Va, altresì, richiamato il principio affermato da questa Corte, al quale si è correttamente uniformata anche la sentenza qui impugnata (cfr da ultimo Cass n. 21026/2014, n. 10828/2015), secondo cui "l'impossibilità di far valere il diritto, alla quale l'art. 2935 cod. civ. attribuisce rilevanza di fatto impeditivo della decorrenza della prescrizione, è solo quella che deriva da cause giuridiche che ne ostacolino l'esercizio e non comprende anche gli impedimenti soggettivi o gli ostacoli di mero fatto, per i quali il successivo art. 2941 prevede solo specifiche e tassative ipotesi di sospensione tra le quali, salvo l'ipotesi di dolo prevista dal n. 8 del citato articolo, non rientra l'ignoranza, da parte del titolare, del fatto generatore del suo diritto, né il dubbio soggettivo sulla esistenza di tale diritto ed il ritardo indotto dalla necessità del suo accertamento".

Quanto alla ipotizzata rinuncia dell'Inps a far valere la prescrizione trattasi di eccezione non menzionata nella sentenza. Il ricorrente, in violazione del principio di specificità delle censure, ha omesso di indicare in quale atto aveva sollevato la questione ed in quale momento processuale. In mancanza l'eccezione risulta inammissibile dovendosi ritenere sollevata solo nel presente giudizio.

2. Con il secondo motivo il ricorrente denuncia violazione dell'articolo 437 c.p.c. lamenta che l'Inps aveva formulato l'eccezione di pagamento solo in appello.

3. Con il terzo motivo denuncia vizio di motivazione per avere la Corte immotivatamente esaminato l'eccezione di pagamento, sebbene tardivamente proposta, senza neppure motivare sul perché l'Inps non avesse proposto l'eccezione fin dal primo grado.

4. I due motivi, congiuntamente esaminati in quanto entrambi attinenti all'eccezione di avvenuto pagamento, sono infondati. E' sufficiente rilevare che l’eccezione di pagamento è rilevabile d’ufficio poiché l’estinzione del debito, ove sia provata, va accertata dai giudice anche in assenza di richiesta da parte del debitore, sicché la questione può essere sollevata per la prima volta anche in appello. (cfr Cass. n. 9965/2016, cfr. Cass. 16.3.2010, n. 6350).
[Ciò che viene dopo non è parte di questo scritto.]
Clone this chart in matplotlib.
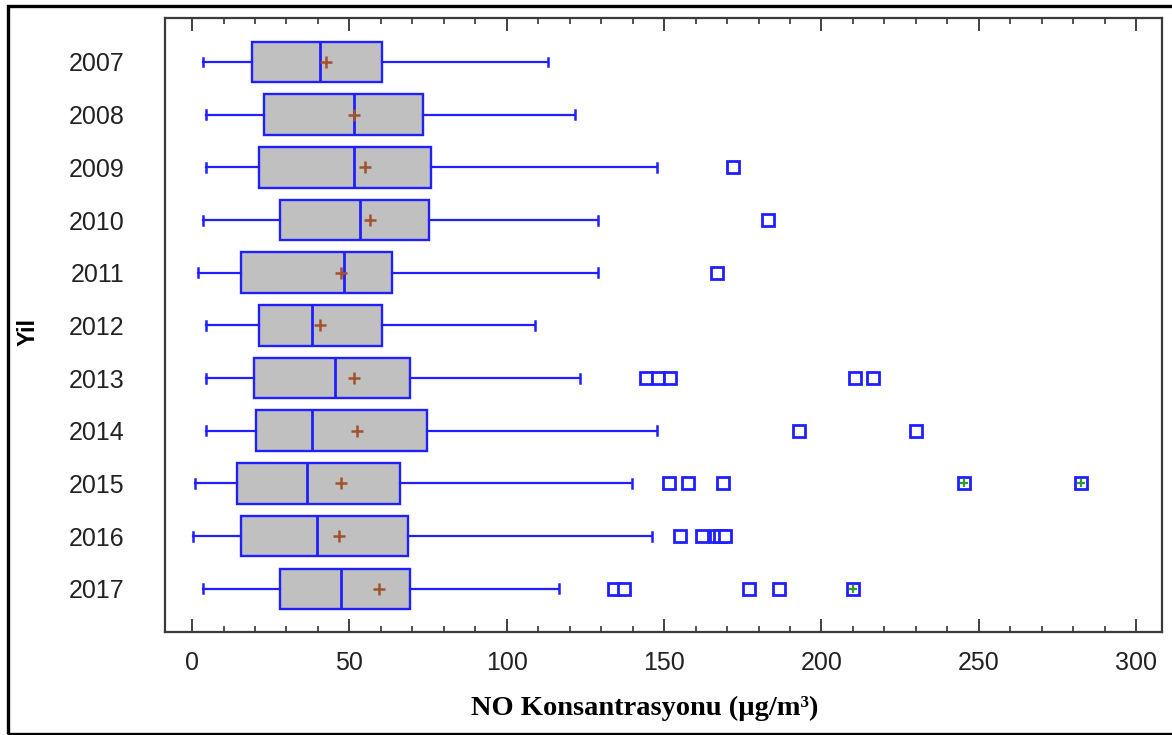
import matplotlib
matplotlib.use("Agg")
import matplotlib.pyplot as plt
from matplotlib import font_manager
from matplotlib.patches import Rectangle
from matplotlib.ticker import MultipleLocator

# ---- data ----
years = ["2007", "2008", "2009", "2010", "2011", "2012", "2013", "2014", "2015", "2016", "2017"]
whislo = [3.5, 4.5, 4.5, 3.5, 2.0, 4.5, 4.5, 4.5, 1.0, 0.2, 3.5]
q1 = [18.9, 22.9, 21.4, 28.1, 15.6, 21.4, 19.6, 20.3, 14.4, 15.6, 28.1]
medians = [40.8, 51.5, 51.5, 53.4, 48.2, 38.2, 45.5, 38.2, 36.4, 39.6, 47.4]
means = [42.5, 51.3, 55.0, 56.6, 47.3, 40.8, 51.5, 52.5, 47.4, 46.6, 59.3]
q3 = [60.3, 73.3, 75.9, 75.2, 63.6, 60.2, 69.3, 74.5, 66.1, 68.6, 69.3]
whishi = [113.2, 121.8, 147.7, 128.9, 128.9, 109.0, 123.2, 147.8, 139.9, 146.1, 116.5]
outliers = [
    [], [], [172.0], [182.9], [166.9], [],
    [144.2, 148.0, 151.9, 210.7, 216.5],
    [193.0, 230.0],
    [151.7, 157.7, 168.6, 245.3, 282.4],
    [155.1, 162.0, 166.4, 167.8, 169.3],
    [134.1, 137.3, 177.0, 186.4, 209.9],
]
far_out_years = ["2015", "2015", "2017"]
far_out_values = [245.3, 282.4, 209.9]

xlabel = "NO Konsantrasyonu (µg/m³)"
ylabel = "Yil"

# ---- fonts ----
avail = {f.name for f in font_manager.fontManager.ttflist}
tick_font = "Liberation Sans Narrow" if "Liberation Sans Narrow" in avail else "Liberation Sans"
tick_size = 20 if tick_font == "Liberation Sans Narrow" else 18

W, H = 1172, 735
fig = plt.figure(figsize=(W / 100, H / 100), dpi=100)
ax = fig.add_axes([165 / W, 1 - 632 / H, (1162 - 165) / W, (632 - 18) / H])

blue = "#1f1fff"
stats = []
for i, y in enumerate(years):
    stats.append(dict(label=y, whislo=whislo[i], q1=q1[i], med=medians[i],
                      q3=q3[i], whishi=whishi[i], mean=means[i], fliers=outliers[i]))

positions = list(range(len(years)))
ax.bxp(stats, positions=positions, orientation="horizontal", widths=0.77,
       capwidths=0.17, patch_artist=True, showmeans=True, showfliers=True,
       boxprops=dict(facecolor="#c0c0c0", edgecolor=blue, linewidth=1.7),
       medianprops=dict(color=blue, linewidth=2.0),
       whiskerprops=dict(color=blue, linewidth=1.6),
       capprops=dict(color=blue, linewidth=1.8),
       flierprops=dict(marker="s", markerfacecolor="white", markeredgecolor=blue,
                       markersize=8.5, markeredgewidth=2.0),
       meanprops=dict(marker="+", markeredgecolor="#a0522d", markersize=8.5,
                      markeredgewidth=1.8))

far_pos = [years.index(y) for y in far_out_years]
ax.plot(far_out_values, far_pos, linestyle="none", marker="+", color="#2ca02c",
        markersize=6, markeredgewidth=1.6, zorder=5)

ax.set_xlim(-8.6, 308.2)
ax.set_ylim(10.82, -0.835)

ax.xaxis.set_major_locator(MultipleLocator(50))
ax.xaxis.set_minor_locator(MultipleLocator(10))
ax.tick_params(axis="x", which="both", direction="in", top=True, bottom=True,
               labeltop=False, color="#333333")
ax.tick_params(axis="x", which="major", length=9.5, width=1.3, pad=14,
               labelsize=tick_size, labelcolor="#222222")
ax.tick_params(axis="x", which="minor", length=4.5, width=1.2)
ax.tick_params(axis="y", which="both", length=0, pad=29, labelsize=tick_size,
               labelcolor="#222222")
ax.set_yticks(positions)
ax.set_yticklabels(years)
for lab in ax.get_xticklabels() + ax.get_yticklabels():
    lab.set_fontfamily(tick_font)

for s in ax.spines.values():
    s.set_color("#3a3a3a")
    s.set_linewidth(1.6)

ax.set_xlabel(xlabel, fontfamily="Liberation Serif", fontweight="bold", fontsize=20.5)
ax.xaxis.label.set_va("center")
ax.xaxis.set_label_coords(0.481, -0.124)
ax.set_ylabel(ylabel, fontfamily="Liberation Sans", fontweight="bold", fontsize=17)
ax.yaxis.label.set_va("center")
ax.yaxis.set_label_coords(-0.1374, 0.488)

# outer black frame of the picture
fig.add_artist(Rectangle((7.5 / W, 1 / H), 1.2, 1 - 7 / H, transform=fig.transFigure,
                         fill=False, edgecolor="black", linewidth=2.4, clip_on=False))

fig.savefig("out.png", dpi=100)
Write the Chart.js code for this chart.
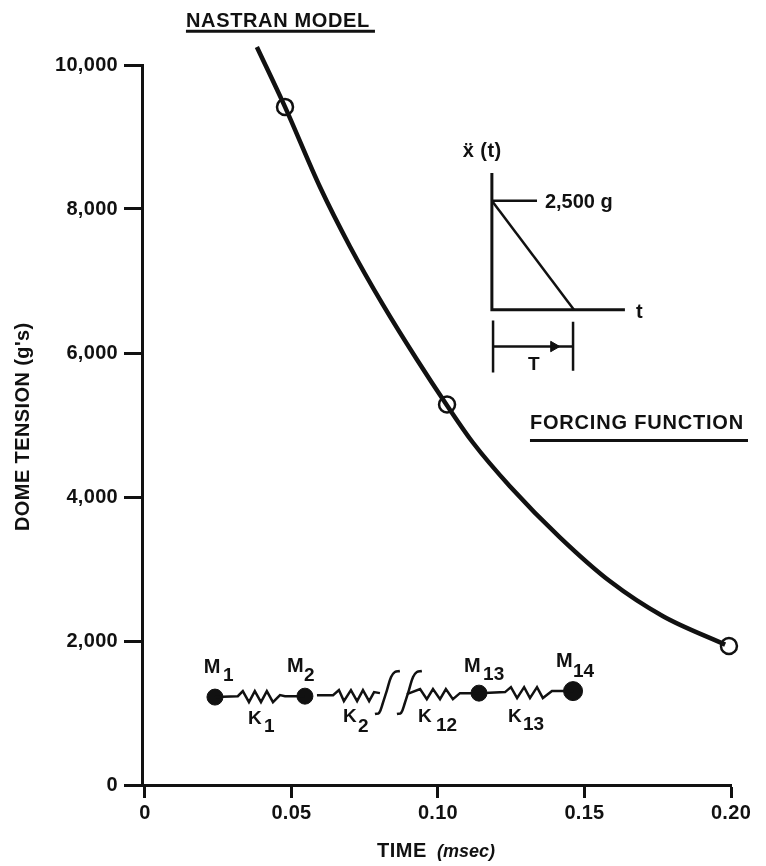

5. Per le considerazioni che precedono il ricorso deve essere rigettato. Le spese processuali, liquidate come in dispositivo, seguono la soccombenza.

 

P.Q.M.

 

Rigetta il ricorso e condanna il ricorrente a pagare le spese processuali liquidate in Euro 200,00 per esborsi ed Euro 2.500,00 per compensi professionali, oltre 15% per spese generali ed accessori di legge.